Undoing a commit in Git

Here you will learn how to undo a commit (no matter it has been pushed or not have been pushed yet) in a safe and simple way. Changing the last commit gives more choices about how to change the commit in local or remote.

Undo a commit that hasn’t been pushed yet

If you made some mistakes in a commit, you can redo it in a new commit using --amend option. Just fix your mistakes, stage (add) them and make a new commit as below:

# Redo the last commit.
# --amend, replace the last commit with a new one.
$ git commit --amend

If above solution does not suit you, reset can be used to just undo the commit (be careful to use reset):

# Discard the last commit.

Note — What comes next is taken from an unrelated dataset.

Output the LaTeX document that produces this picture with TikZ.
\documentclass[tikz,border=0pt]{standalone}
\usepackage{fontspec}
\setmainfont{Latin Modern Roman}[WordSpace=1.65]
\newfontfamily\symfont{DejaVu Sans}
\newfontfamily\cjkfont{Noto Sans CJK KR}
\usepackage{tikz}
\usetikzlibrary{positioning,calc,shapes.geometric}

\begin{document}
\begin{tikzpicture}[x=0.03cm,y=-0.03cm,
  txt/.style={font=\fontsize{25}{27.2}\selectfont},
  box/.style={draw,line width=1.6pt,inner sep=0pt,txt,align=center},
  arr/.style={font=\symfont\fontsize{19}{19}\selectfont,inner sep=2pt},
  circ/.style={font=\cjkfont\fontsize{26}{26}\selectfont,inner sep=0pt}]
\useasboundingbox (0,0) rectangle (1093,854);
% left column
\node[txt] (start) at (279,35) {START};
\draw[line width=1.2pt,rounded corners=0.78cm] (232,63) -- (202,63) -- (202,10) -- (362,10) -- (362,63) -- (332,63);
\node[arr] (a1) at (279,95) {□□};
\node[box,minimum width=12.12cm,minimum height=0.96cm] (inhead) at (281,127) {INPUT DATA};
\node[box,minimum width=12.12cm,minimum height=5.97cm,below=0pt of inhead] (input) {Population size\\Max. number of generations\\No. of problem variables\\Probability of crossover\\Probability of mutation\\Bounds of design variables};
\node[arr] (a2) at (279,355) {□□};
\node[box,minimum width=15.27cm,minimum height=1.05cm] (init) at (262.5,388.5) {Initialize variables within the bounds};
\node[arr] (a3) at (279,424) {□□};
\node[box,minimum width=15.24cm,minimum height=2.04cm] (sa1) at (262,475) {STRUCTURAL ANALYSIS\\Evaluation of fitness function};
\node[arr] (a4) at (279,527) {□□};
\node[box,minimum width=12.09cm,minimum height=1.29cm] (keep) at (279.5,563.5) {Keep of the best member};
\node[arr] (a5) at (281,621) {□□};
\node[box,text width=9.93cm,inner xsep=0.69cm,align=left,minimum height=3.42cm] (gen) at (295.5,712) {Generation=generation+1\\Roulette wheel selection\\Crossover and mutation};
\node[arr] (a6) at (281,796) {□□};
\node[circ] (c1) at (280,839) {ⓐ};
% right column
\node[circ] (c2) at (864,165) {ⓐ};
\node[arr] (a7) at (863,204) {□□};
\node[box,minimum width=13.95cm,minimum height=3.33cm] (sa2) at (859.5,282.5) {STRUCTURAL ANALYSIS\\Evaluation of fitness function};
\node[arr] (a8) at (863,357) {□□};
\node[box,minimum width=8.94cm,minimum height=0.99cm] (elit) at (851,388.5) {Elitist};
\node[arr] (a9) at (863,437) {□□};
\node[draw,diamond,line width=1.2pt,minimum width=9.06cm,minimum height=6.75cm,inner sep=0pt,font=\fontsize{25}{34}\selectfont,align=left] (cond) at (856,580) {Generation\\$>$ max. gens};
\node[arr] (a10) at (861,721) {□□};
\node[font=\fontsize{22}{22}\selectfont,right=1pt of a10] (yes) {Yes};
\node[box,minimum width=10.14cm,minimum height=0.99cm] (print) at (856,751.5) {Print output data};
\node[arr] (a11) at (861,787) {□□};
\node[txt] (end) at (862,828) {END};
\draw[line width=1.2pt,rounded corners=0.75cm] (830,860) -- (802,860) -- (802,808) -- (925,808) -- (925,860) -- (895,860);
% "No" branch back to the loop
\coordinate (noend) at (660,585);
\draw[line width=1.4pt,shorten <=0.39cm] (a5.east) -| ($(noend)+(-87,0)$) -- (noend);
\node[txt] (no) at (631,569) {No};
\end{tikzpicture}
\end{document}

The commit's modifications in working tree are kept.
$ git reset HEAD~

# Discard the last commit. The commit's modifications in staging area are kept.
$ git reset --soft HEAD~

# Discard the last commit. The commit's modifications in working tree are not kept.
$ git reset --hard HEAD~

Undo a commit that has been pushed

If a commit has been pushed to the remote repository, changing the history in the remote repository is not a good idea. You can let Git to make a new commit which reverses the modifications in the last commit.

git revert command works for you :

# Reverse a commit.
$ git revert -m 1 HEAD

Finally, push it to the remote repository again.